= Creations Unlimited =

Game publisher founded by Robert J. Kuntz

Creations Unlimited was a game publisher founded by Robert J. Kuntz, which published role-playing games in the 1980s.

==History==
Robert J. Kuntz left TSR when Gary Gygax was forced out of the company, and retained the rights to his intellectual property for his fictional world of Kalibruhn as he never signed them over to anyone.
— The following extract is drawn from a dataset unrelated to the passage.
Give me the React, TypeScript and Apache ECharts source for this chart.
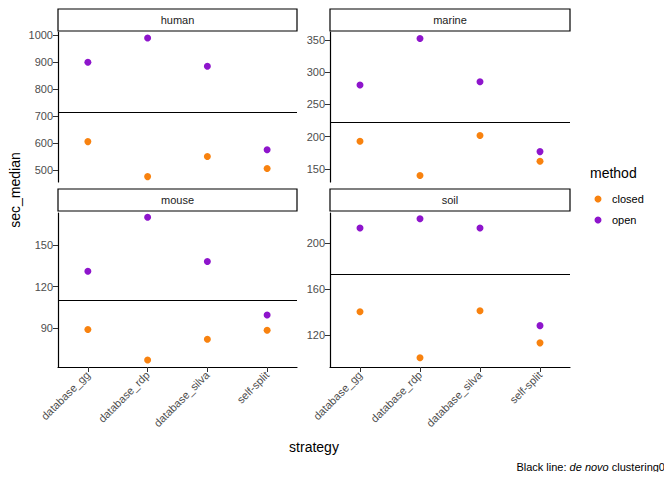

Kuntz started a new company of his own to hold the rights to his creations, and thus formed Creations Unlimited in 1986. Through this company he produced a linked set of four adventures known as The Maze of Zayene series: Part 1: Prisoners of the Maze (1987), Part 2: Dimensions of Flight (1987), Part 3: Tower Chaos (1987) and Part 4: The Eight Kings (1987); Kuntz created the first two adventures while he was at college, and he later ran them at EastCon in 1983. The company's fifth and final publication was Garden of the Plantmaster (1987); while Kuntz had other adventures he wanted to publish through Creations Unlimited (RPGA tournament adventure "(To the) City of Brass", and "Hidden Realms of Zayene"), these were never printed by the company.

==Releases==
The company published five adventures/supplements before shutting its doors in 1988:

- The Maze of Zayene, Part 1: Prisoners of the Maze (1987)
- The Maze of Zayene, Part 2: Dimensions of Flight (1987)
- The Maze of Zayene, Part 3: Tower Chaos (1987)
- The Maze of Zayene, Part 4: The Eight Kings (1987)
- Garden of the Plantmaster (1987)

Kuntz had planned to publish a sourcebook on the City of Brass in 1988 (and commissioned cover art and flyers for distribution at game conventions), but it did not see print.